E-cigarettes/vapes are now regulated along the same lines as tobacco cigarettes in China.
Finalizing what many saw as a foregone conclusion, China formally amended its state tobacco monopoly law to put the country’s burgeoning e-cigarette and vape industry firmly under control, as it does with the traditional tobacco business. Already, China National Tobacco Corporation (CTNC) and the State Tobacco Monopoly Administration (STMA) oversee new generation products containing tobacco, such as heat-not-burn (HNB), but now the government monopoly entity takes over control of the e-cigarette and vape business, regardless of whether they contain tobacco or not.
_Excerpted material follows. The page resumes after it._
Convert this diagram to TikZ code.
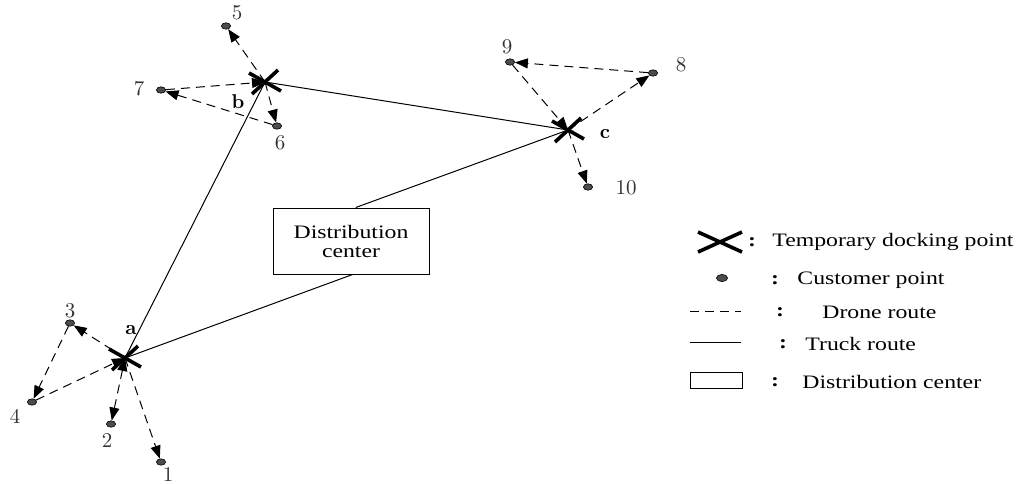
\documentclass[tikz,border=0pt]{standalone}
\usepackage{fontspec}
\newfontfamily\legfont[FakeStretch=1.25]{Liberation Serif}
\usetikzlibrary{arrows.meta,calc,shapes.geometric}
\begin{document}
\begin{tikzpicture}[x=0.5pt,y=-0.5pt,
  cust/.style={ellipse,draw=black,fill=black!70,line width=0.3pt,minimum width=4.6pt,minimum height=3.2pt,inner sep=0pt},
  num/.style={font=\fontsize{10.5}{12}\selectfont,inner sep=0pt,text=black!80},
  tag/.style={font=\fontsize{10}{12}\selectfont\bfseries,inner sep=0pt},
  drone/.style={dashed,dash pattern=on 4.5pt off 3pt,line width=0.5pt,-{Triangle[length=6.5pt,width=5pt]}},
  dronetwo/.style={dashed,dash pattern=on 4.5pt off 3pt,line width=0.5pt,{Triangle[length=6.5pt,width=5pt]}-{Triangle[length=6.5pt,width=5pt]}},
  truck/.style={line width=0.5pt},
  dockmark/.style={line width=1.8pt},
  hubbox/.style={draw,fill=white,line width=0.5pt,minimum width=78pt,minimum height=33pt,align=center,inner sep=1pt,font=\legfont\fontsize{9.5}{9.5}\selectfont},
  legtext/.style={anchor=west,inner sep=0pt,font=\legfont\fontsize{9.5}{12}\selectfont},
  legcolon/.style={inner sep=0pt,font=\legfont\bfseries\fontsize{9.5}{12}\selectfont}]
\useasboundingbox (0,0) rectangle (1020,483);

% temporary docking points
\coordinate (da) at (125,358);
\coordinate (db) at (265,82);
\coordinate (dk) at (568,130);

% customer points
\node[cust] (p1) at (161,462) {};
\node[cust] (p2) at (111,424) {};
\node[cust] (p3) at (70,323) {};
\node[cust] (p4) at (32,402) {};
\node[cust] (p5) at (226,26) {};
\node[cust] (p6) at (277,126) {};
\node[cust] (p7) at (161,90) {};
\node[cust] (p8) at (653,73) {};
\node[cust] (p9) at (510,62) {};
\node[cust] (p10) at (588,187) {};

\node[num] (n1) at (168,474) {1};
\node[num] (n2) at (107,440) {2};
\node[num] (n3) at (70,311) {3};
\node[num] (n4) at (15,416) {4};
\node[num] (n5) at (237,13) {5};
\node[num] (n6) at (280,143) {6};
\node[num] (n7) at (139,89) {7};
\node[num] (n8) at (681,65) {8};
\node[num] (n9) at (507,47) {9};
\node[num] (n10) at (626,188) {10};

\node[tag] (ta) at (131,330) {a};
\node[tag] (tb) at (238,102) {b};
\node[tag] (tc) at (605,134) {c};

% distribution center
\node[hubbox] (hub) at (351,241) {Distribution\\center};

% truck routes
\draw[truck] (da) -- (db);
\draw[truck] (db) -- (dk);
\draw[truck] (dk) -- ($(hub.north west)!0.53!(hub.north east)$);
\draw[truck] ($(hub.south west)!0.51!(hub.south east)$) -- (da);

% drone routes around a
\draw[drone] (da) -- (p3);
\draw[drone] (p3) -- (p4);
\draw[drone] (p4) -- (da);
\draw[dronetwo] (p2) -- (da);
\draw[drone] (da) -- (p1);
% drone routes around b
\draw[drone] (db) -- (p5);
\draw[drone] (db) -- (p6);
\draw[drone] (p6) -- (p7);
\draw[drone] (p7) -- (db);
% drone routes around c
\draw[drone] (dk) -- (p8);
\draw[drone] (p8) -- (p9);
\draw[drone] (p9) -- (dk);
\draw[drone] (dk) -- (p10);

% docking marks
\foreach \d in {da,db,dk}{
  \draw[dockmark] ($(\d)+(-16,-9)$) -- ($(\d)+(16,9)$);
  \draw[dockmark] ($(\d)+(-13,12)$) -- ($(\d)+(13,-12)$);
}

% legend
\coordinate (lx) at (720,242);
\draw[dockmark] ($(lx)+(-22,-10)$) -- ($(lx)+(22,10)$);
\draw[dockmark] ($(lx)+(-22,10)$) -- ($(lx)+(22,-10)$);
\node[legcolon] (k1) at (752,242) {:};
\node[legtext] (l1) at (772,242) {Temporary docking point};

\node[cust,minimum width=5.6pt,minimum height=3.6pt] (lc) at (722,278) {};
\node[legcolon] (k2) at (775,280) {:};
\node[legtext] (l2) at (797,280) {Customer point};

\coordinate (ld1) at (690,311);
\coordinate (ld2) at (741,311);
\draw[dashed,dash pattern=on 4.5pt off 3pt,line width=0.5pt] (ld1) -- (ld2);
\node[legcolon] (k3) at (780,312) {:};
\node[legtext] (l3) at (822,312) {Drone route};

\coordinate (lt1) at (690,342);
\coordinate (lt2) at (741,342);
\draw[truck] (lt1) -- (lt2);
\node[legcolon] (k4) at (783,344) {:};
\node[legtext] (l4) at (805,344) {Truck route};

\node[draw,line width=0.5pt,minimum width=26pt,minimum height=8pt,inner sep=0pt] (lb) at (716,380) {};
\node[legcolon] (k5) at (775,382) {:};
\node[legtext] (l5) at (802,382) {Distribution center};
\end{tikzpicture}
\end{document}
CNTC and STMA exert a firm grip on China’s tobacco industry overseeing production, distribution, and importation of products and manufacturing inputs. The new CNTC control over vape/e-cigarettes should also mean varying degrees of government control over products, production, and distribution. Until now, many private firms have sprouted up in China offering world-class products, many of which have listed on US stock markets and have multi-billion-dollar capitalizations now. It is unclear what influences the government will take in these private firms. Most traditional tobacco and cigarette companies in China operate as quasi-government entities.
The cabinet order, which was signed off by Premier Li Keqiang and published on the Chinese government’s website on November 26, came into effect immediately. While the statement did not provide further details, it is likely that e-cigarette/vape companies will be required to disclose ingredients, additives, and nicotine content; warn of potential health risks; pay high taxes; and are not allowed to sell or market their products online or open stores near schools, similar to traditional tobacco products.
China’s Electronic Cigarette Industry Committee said the cabinet order was “necessary and timely” and regulates the industry, solves problems such as quality and safety risks, as well as protects consumer interests.